## PROBLEM DETAILS
Nothing outside the lines from the one containing "What Plotly code" down to the one containing "undeformed_y = [0, 1, 2, 1, 0]" belongs in the copy; print that span exactly, both ends included, with pictures removed.

● ● ●

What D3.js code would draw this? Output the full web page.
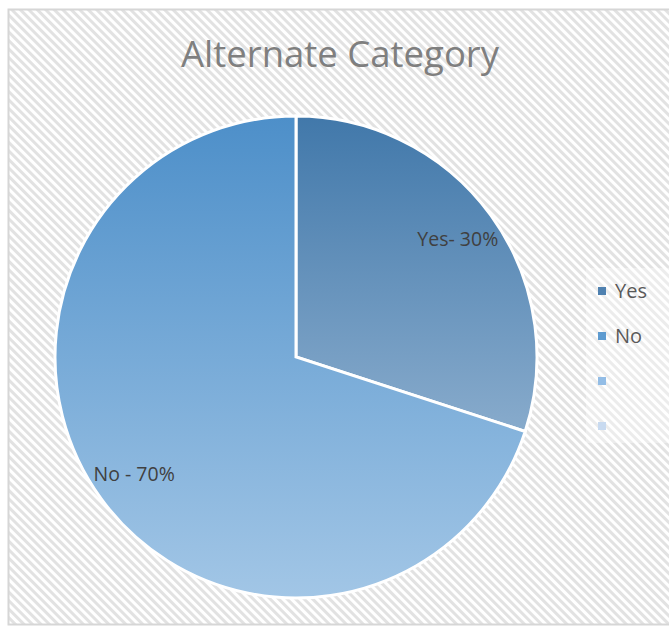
<!DOCTYPE html>
<html>
<head>
<meta charset="utf-8">
<script src="https://cdn.jsdelivr.net/npm/d3@7"></script>
<style>
  html, body { margin: 0; padding: 0; background: #ffffff; }
  svg { display: block; }
  text { font-family: "Open Sans", "Noto Sans", sans-serif; }
</style>
</head>
<body>
<svg id="chart" width="669" height="631"></svg>
<script>
// Chart data
const categories = ["Yes", "No"];
const values = [30, 70];
const sliceLabels = ["Yes- 30%", "No - 70%"];
const legendLabels = ["Yes", "No", "", ""];
const title = "Alternate Category";

const W = 669, H = 631;
const svg = d3.select("#chart");
const defs = svg.append("defs");

// Diagonal hatch background
const pat = defs.append("pattern")
  .attr("id", "hatch")
  .attr("patternUnits", "userSpaceOnUse")
  .attr("width", 6).attr("height", 6)
  .attr("patternTransform", "rotate(-45)");
pat.append("rect").attr("width", 6).attr("height", 6).attr("fill", "#ffffff");
pat.append("rect").attr("width", 3).attr("height", 6).attr("fill", "#e2e2e2");

svg.append("rect").attr("x", 0).attr("y", 0).attr("width", W).attr("height", H).attr("fill", "#ffffff");
svg.append("rect")
  .attr("x", 8.5).attr("y", 9.5).attr("width", W + 10).attr("height", 615)
  .attr("fill", "url(#hatch)")
  .attr("stroke", "#d6d6d6").attr("stroke-width", 2);

// Title
svg.append("text")
  .attr("x", 340).attr("y", 67)
  .attr("text-anchor", "middle")
  .attr("font-size", 36.5)
  .attr("fill", "#7f7f7f")
  .text(title);

// Pie
const cx = 296, cy = 357, r = 241;
const pie = d3.pie().sort(null).value(d => d);
const arcs = pie(values);
const arc = d3.arc().innerRadius(0).outerRadius(r);

// Vertical gradients per slice (coordinates relative to the pie centre)
const gradStops = [
  [["#4178aa", 0], ["#88abcc", 1]],
  [["#4d8fc9", 0], ["#a2c6e6", 1]]
];
const gradExtent = [[-r, 75], [-r, r]];
categories.forEach((c, i) => {
  const g = defs.append("linearGradient")
    .attr("id", "grad" + i)
    .attr("gradientUnits", "userSpaceOnUse")
    .attr("x1", 0).attr("x2", 0)
    .attr("y1", gradExtent[i][0]).attr("y2", gradExtent[i][1]);
  gradStops[i].forEach(s => g.append("stop").attr("offset", s[1]).attr("stop-color", s[0]));
});

const pg = svg.append("g").attr("transform", `translate(${cx},${cy})`);
pg.selectAll("path.slice")
  .data(arcs)
  .join("path")
  .attr("class", "slice")
  .attr("d", arc)
  .attr("fill", (d, i) => `url(#grad${i})`)
  .attr("stroke", "#ffffff")
  .attr("stroke-width", 3)
  .attr("stroke-linejoin", "miter");

// Slice labels
const labelArc = d3.arc().innerRadius(r * 0.83).outerRadius(r * 0.83);
pg.selectAll("text.lbl")
  .data(arcs)
  .join("text")
  .attr("class", "lbl")
  .attr("transform", d => {
    const [x, y] = labelArc.centroid(d);
    return `translate(${x},${y})`;
  })
  .attr("text-anchor", "middle")
  .attr("dy", "0.35em")
  .attr("font-size", 19.5)
  .attr("fill", "#404040")
  .text((d, i) => sliceLabels[i]);

// Legend
const legendColors = ["#4f81b0", "#5e9bd0", "#93bde6", "#c8daf0"];
const ly = d3.scalePoint().domain(d3.range(legendLabels.length)).range([291, 426]);
const lg = svg.append("g");
lg.append("rect")
  .attr("x", 586).attr("y", 268).attr("width", 90).attr("height", 175)
  .attr("fill", "#ffffff").attr("opacity", 0.35);
const items = lg.selectAll("g.item")
  .data(legendLabels)
  .join("g")
  .attr("class", "item")
  .attr("transform", (d, i) => `translate(598,${ly(i)})`);
items.append("rect")
  .attr("x", 0).attr("y", -4).attr("width", 8).attr("height", 8)
  .attr("fill", (d, i) => legendColors[i]);
items.append("text")
  .attr("x", 17).attr("y", 0)
  .attr("dy", "0.35em")
  .attr("font-size", 20)
  .attr("fill", "#595959")
  .text(d => d);
</script>
</body>
</html>
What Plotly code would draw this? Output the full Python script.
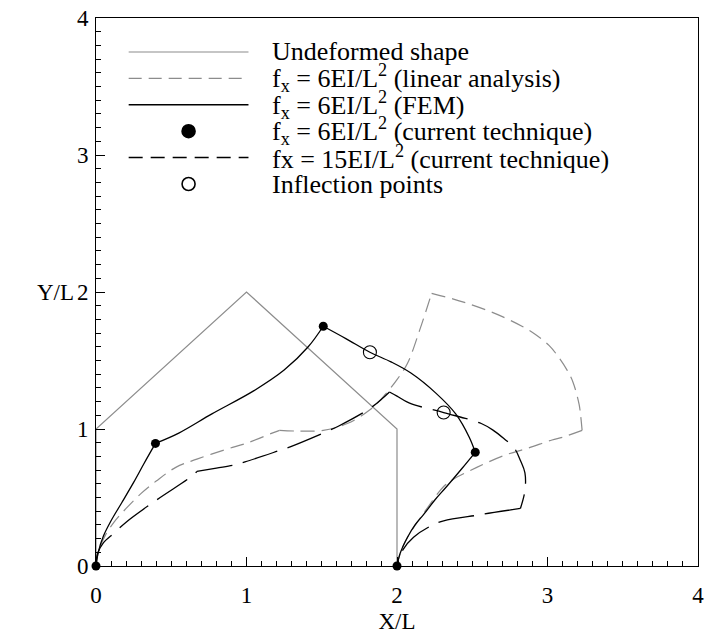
import plotly.graph_objects as go

# ---------------- data ----------------
undeformed_x = [0, 0, 1, 2, 2]
undeformed_y = [0, 1, 2, 1, 0]

# linear analysis, fx = 6EI/L^2 (members separated by None)
linear_x = [0, 0.02, 0.06, 0.12, 0.20, 0.30, 0.40, 0.53, 0.67, 0.86, 1.01, 1.17, 1.22, None,
            1.22, 1.34, 1.51, 1.67, 1.82, 1.92, 2.00, 2.07, 2.15, 2.23, None,
            2.23, 2.37, 2.46, 2.59, 2.70, 2.83, 2.92, 3.01, 3.07, 3.13, 3.17, 3.21, 3.22, 3.23, None,
            3.23, 3.10, 3.03, 2.87, 2.72, 2.53, 2.37, 2.31, 2.18, 2.07, 2.02, 2.0]
linear_y = [0, 0.12, 0.22, 0.32, 0.42, 0.53, 0.62, 0.72, 0.78, 0.85, 0.90, 0.97, 0.99, None,
            0.99, 0.985, 0.99, 1.04, 1.14, 1.25, 1.36, 1.48, 1.72, 1.99, None,
            1.99, 1.95, 1.92, 1.87, 1.82, 1.75, 1.69, 1.61, 1.53, 1.43, 1.34, 1.18, 1.10, 0.99, None,
            0.99, 0.94, 0.92, 0.86, 0.81, 0.72, 0.63, 0.58, 0.39, 0.21, 0.09, 0]

# FEM, fx = 6EI/L^2
fem_x = [0, 0.015, 0.05, 0.10, 0.17, 0.25, 0.32, 0.395, None,
         0.395, 0.55, 0.77, 1.05, 1.25, 1.41, 1.51, None,
         1.51, 1.66, 1.82, 1.96, 2.09, 2.26, 2.39, 2.48, 2.52, None,
         2.52, 2.43, 2.33, 2.25, 2.18, 2.12, 2.07, 2.02, 2.0]
fem_y = [0, 0.10, 0.22, 0.33, 0.46, 0.61, 0.75, 0.895, None,
         0.895, 0.97, 1.11, 1.28, 1.43, 1.60, 1.75, None,
         1.75, 1.66, 1.56, 1.49, 1.41, 1.26, 1.11, 0.94, 0.83, None,
         0.83, 0.71, 0.58, 0.48, 0.38, 0.30, 0.21, 0.09, 0]

# current technique, fx = 6EI/L^2 (node points)
tech_x = [0, 0.395, 1.51, 2.52, 2.0]
tech_y = [0, 0.895, 1.75, 0.83, 0]

# current technique, fx = 15EI/L^2
f15_x = [0, 0.01, 0.05, 0.12, 0.20, 0.40, 0.63, 0.67, None,
         0.67, 0.80, 0.91, 0.99, 1.21, 1.29, 1.53, 1.61, 1.82, 1.91, 1.95, None,
         1.95, 2.0, 2.08, 2.31, 2.56, 2.64, 2.71, 2.78, 2.82, 2.85, 2.85, 2.82, None,
         2.82, 2.58, 2.53, 2.31, 2.22, 2.11, 2.04, 2.0]
f15_y = [0, 0.09, 0.17, 0.24, 0.32, 0.48, 0.65, 0.69, None,
         0.69, 0.715, 0.735, 0.76, 0.84, 0.87, 0.98, 1.02, 1.15, 1.23, 1.27, None,
         1.27, 1.24, 1.19, 1.12, 1.04, 0.99, 0.93, 0.86, 0.77, 0.68, 0.55, 0.42, None,
         0.42, 0.38, 0.37, 0.33, 0.29, 0.21, 0.12, 0]

# inflection points
infl_x = [1.82, 2.31]
infl_y = [1.56, 1.12]

names = [
    "Undeformed shape",
    "f<sub>x</sub> = 6EI/L<sup>2</sup> (linear analysis)",
    "f<sub>x</sub> = 6EI/L<sup>2</sup> (FEM)",
    "f<sub>x</sub> = 6EI/L<sup>2</sup> (current technique)",
    "fx = 15EI/L<sup>2</sup> (current technique)",
    "Inflection points",
]

FONT = "Liberation Serif"
GRAY = "#8c8c8c"

styles = [
    dict(kind="line", color=GRAY, width=1.2, dash="solid"),
    dict(kind="line", color=GRAY, width=1.2, dash="13px,7px"),
    dict(kind="line", color="black", width=1.5, dash="solid"),
    dict(kind="dot", filled=True),
    dict(kind="line", color="black", width=1.5, dash="14px,8px"),
    dict(kind="dot", filled=False),
]

fig = go.Figure()
fig.add_trace(go.Scatter(x=undeformed_x, y=undeformed_y, mode="lines", name=names[0],
                         line=dict(color=GRAY, width=1.2)))
fig.add_trace(go.Scatter(x=linear_x, y=linear_y, mode="lines", name=names[1],
                         line=dict(color=GRAY, width=1.2, dash="14px,7px", shape="spline"),
                         connectgaps=False))
fig.add_trace(go.Scatter(x=fem_x, y=fem_y, mode="lines", name=names[2],
                         line=dict(color="black", width=1.3, shape="spline"), connectgaps=False))
fig.add_trace(go.Scatter(x=f15_x, y=f15_y, mode="lines", name=names[4],
                         line=dict(color="black", width=1.3, dash="36px,11px", shape="spline"),
                         connectgaps=False))
fig.add_trace(go.Scatter(x=tech_x, y=tech_y, mode="markers", name=names[3], cliponaxis=False,
                         marker=dict(color="black", size=9, symbol="circle")))
fig.add_trace(go.Scatter(x=infl_x, y=infl_y, mode="markers", name=names[5],
                         marker=dict(color="black", size=13, symbol="circle-open",
                                     line=dict(color="black", width=1.1))))

axis_common = dict(
    range=[0, 4], dtick=1, showgrid=False, zeroline=False,
    showline=True, linecolor="black", linewidth=1, mirror=True,
    ticks="inside", ticklen=9, tickwidth=1, tickcolor="black",
    minor=dict(ticks="inside", ticklen=5, dtick=0.1, tickcolor="black", tickwidth=1),
    tickfont=dict(family=FONT, size=23, color="black"),
    ticklabeloverflow="allow",
)

# ---- manual legend (Tecplot-style: long line samples, tight rows) ----
L_PX, R_PX, T_PX, B_PX = 96, 704, 18, 566
W_PX, H_PX = R_PX - L_PX, B_PX - T_PX

def px_x(px):
    return (px - L_PX) / W_PX

def px_y(py):
    return (B_PX - py) / H_PX

leg_x0, leg_x1, leg_text_x = 129, 250, 272
leg_row0, leg_dy = 52, 26.4

shapes = []
annotations = []
for i, (name, st) in enumerate(zip(names, styles)):
    yc = leg_row0 + i * leg_dy
    if st["kind"] == "line":
        shapes.append(dict(type="line", xref="paper", yref="paper",
                           x0=px_x(leg_x0), x1=px_x(leg_x1), y0=px_y(yc), y1=px_y(yc),
                           line=dict(color=st["color"], width=st["width"], dash=st["dash"])))
    else:
        r = 6.5
        shapes.append(dict(type="circle", xref="paper", yref="paper",
                           xsizemode="pixel", ysizemode="pixel",
                           xanchor=px_x((leg_x0 + leg_x1) / 2), yanchor=px_y(yc),
                           x0=-r, x1=r, y0=-r, y1=r,
                           fillcolor="black" if st["filled"] else "white",
                           line=dict(color="black", width=1.6)))
    annotations.append(dict(text=name, xref="paper", yref="paper",
                            x=px_x(leg_text_x), y=px_y(yc), xanchor="left", yanchor="middle",
                            showarrow=False, font=dict(family=FONT, size=26, color="black")))

annotations.append(dict(text="Y/L", x=0, y=2, xref="paper", yref="y", xanchor="right",
                        yanchor="middle", xshift=-20, showarrow=False,
                        font=dict(family=FONT, size=23, color="black")))

fig.update_layout(
    width=709, height=642,
    margin=dict(l=96, r=5, t=18, b=76),
    paper_bgcolor="white", plot_bgcolor="white",
    font=dict(family=FONT, color="black"),
    xaxis=dict(**axis_common, ticklabelstandoff=8,
               title=dict(text="X/L", font=dict(family=FONT, size=23), standoff=6)),
    yaxis=dict(**axis_common, ticklabelstandoff=2),
    showlegend=False,
    shapes=shapes,
    annotations=annotations,
)

fig.write_html("out.html")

● ● ●

## RESPONSE FOR THIS EXERCISE
What Plotly code would draw this? Output the full Python script.
import plotly.graph_objects as go

# ---------------- data ----------------
undeformed_x = [0, 0, 1, 2, 2]
undeformed_y = [0, 1, 2, 1, 0]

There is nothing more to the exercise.